begin DATASET CONTENT

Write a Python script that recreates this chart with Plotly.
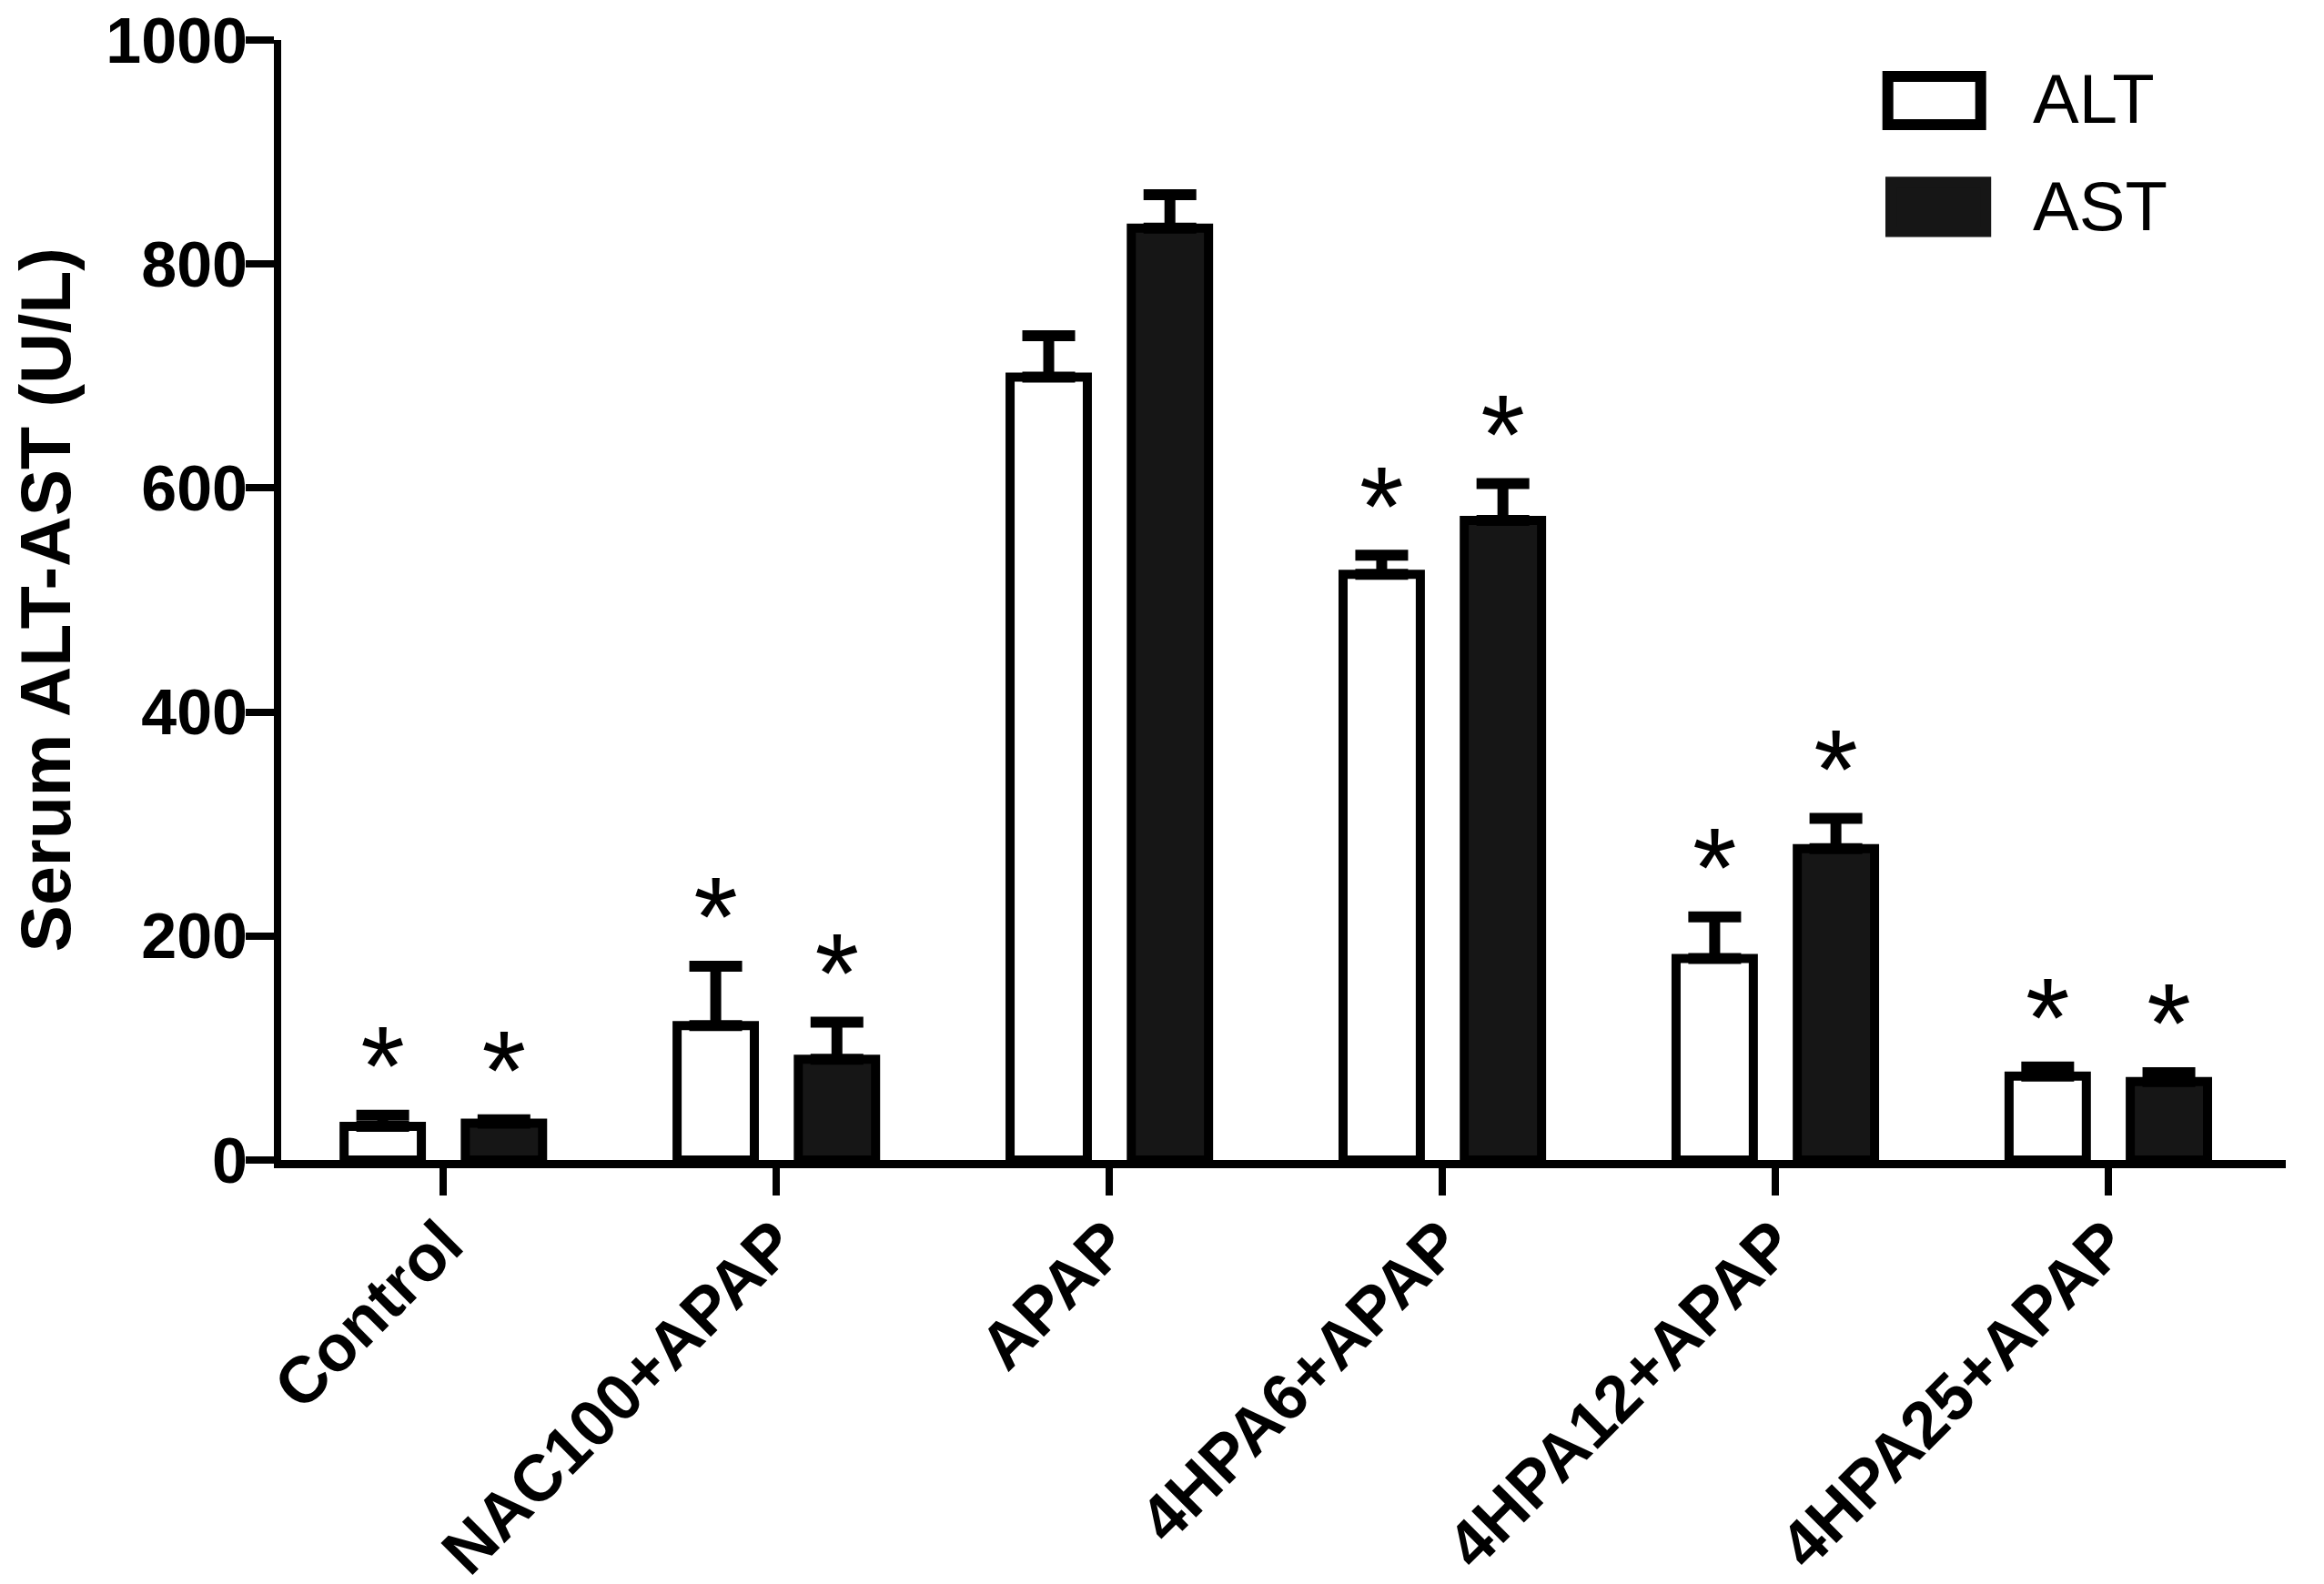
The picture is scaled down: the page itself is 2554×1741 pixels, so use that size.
import plotly.graph_objects as go

# values (U/L), error = upper SEM bar
groups = ["Control", "NAC100+APAP", "APAP", "4HPA6+APAP", "4HPA12+APAP", "4HPA25+APAP"]
alt_mean = [30, 120, 699, 523, 180, 75]
alt_err = [10, 53, 37, 17, 37, 8]
ast_mean = [33, 90, 832, 571, 278, 70]
ast_err = [3, 33, 30, 33, 27, 8]
alt_sig = [True, True, False, True, True, True]
ast_sig = [True, True, False, True, True, True]
y_ticks = [0, 200, 400, 600, 800, 1000]

FONT = "Liberation Sans, Arial, sans-serif"
DARK = "#161616"
BAR_W = 0.232
SHIFT = 0.182
STAR_PAD = 34

x_idx = list(range(len(groups)))

fig = go.Figure()


def add_series(name, means, errs, sig, fill, side):
    fig.add_trace(go.Bar(
        x=x_idx, y=means, name=name,
        width=BAR_W, offset=side * SHIFT - BAR_W / 2,
        marker=dict(color=fill, line=dict(color="black", width=10)),
        error_y=dict(type="data", symmetric=False, array=errs,
                     arrayminus=[0] * len(errs), color="black",
                     thickness=12, width=29),
    ))
    # significance stars above the error bars
    xs = [i + side * SHIFT for i, s in zip(x_idx, sig) if s]
    ys = [m + e + STAR_PAD for m, e, s in zip(means, errs, sig) if s]
    fig.add_trace(go.Scatter(
        x=xs, y=ys, mode="text", text=["*"] * len(xs),
        textposition="middle center",
        textfont=dict(family=FONT, size=125, color="black"),
        hoverinfo="skip",
    ))


add_series("ALT", alt_mean, alt_err, alt_sig, "white", -1)
add_series("AST", ast_mean, ast_err, ast_sig, DARK, 1)

fig.update_layout(
    width=2554, height=1741,
    margin=dict(l=301, r=50, t=36, b=474),
    plot_bgcolor="white", paper_bgcolor="white",
    barmode="overlay", showlegend=False,
    font=dict(family=FONT, color="black"),
)

fig.update_xaxes(
    range=[-0.487, 5.533], tickmode="array", tickvals=x_idx, ticktext=groups,
    tickangle=-45, tickfont=dict(size=72, weight="bold"),
    showline=True, linecolor="black", linewidth=9,
    ticks="outside", ticklen=30, tickwidth=8, tickcolor="black",
    ticklabelstandoff=-18, ticklabeloverflow="allow", automargin=False,
    showgrid=False, zeroline=False,
)
fig.update_yaxes(
    range=[0, 1000], tickmode="array", tickvals=y_ticks,
    tickfont=dict(size=70, weight="bold"),
    showline=True, linecolor="black", linewidth=8,
    ticks="outside", ticklen=31, tickwidth=8, tickcolor="black",
    ticklabelstandoff=-16, ticklabeloverflow="allow", automargin=False,
    showgrid=False, zeroline=False,
)

# y axis title
fig.add_annotation(
    text="Serum ALT-AST (U/L)", textangle=-90,
    xref="paper", yref="paper", x=-0.1176, y=0.5,
    xanchor="center", yanchor="middle", showarrow=False,
    font=dict(size=77, weight="bold"),
)

# hand-made legend with large swatches
fig.add_shape(type="rect", xref="paper", yref="paper",
              x0=0.8015, x1=0.8478, y0=0.9244, y1=0.9675,
              fillcolor="white", line=dict(color="black", width=12))
fig.add_shape(type="rect", xref="paper", yref="paper",
              x0=0.8030, x1=0.8503, y0=0.8290, y1=0.8730,
              fillcolor=DARK, line=dict(color=DARK, width=12))
fig.add_annotation(text="ALT", xref="paper", yref="paper", x=0.8730, y=0.948,
                   xanchor="left", yanchor="middle", showarrow=False,
                   font=dict(size=76))
fig.add_annotation(text="AST", xref="paper", yref="paper", x=0.8730, y=0.852,
                   xanchor="left", yanchor="middle", showarrow=False,
                   font=dict(size=76))

fig.write_html("out.html")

end DATASET CONTENT

- WHAT YOU WILL DO
Only the lines from the start of the material through the line containing "import plotly.graph_objects as go" should be transcribed. Pictures stay out.

- SOLVED PROBLEM
Write a Python script that recreates this chart with Plotly.
The picture is scaled down: the page itself is 2554×1741 pixels, so use that size.
import plotly.graph_objects as go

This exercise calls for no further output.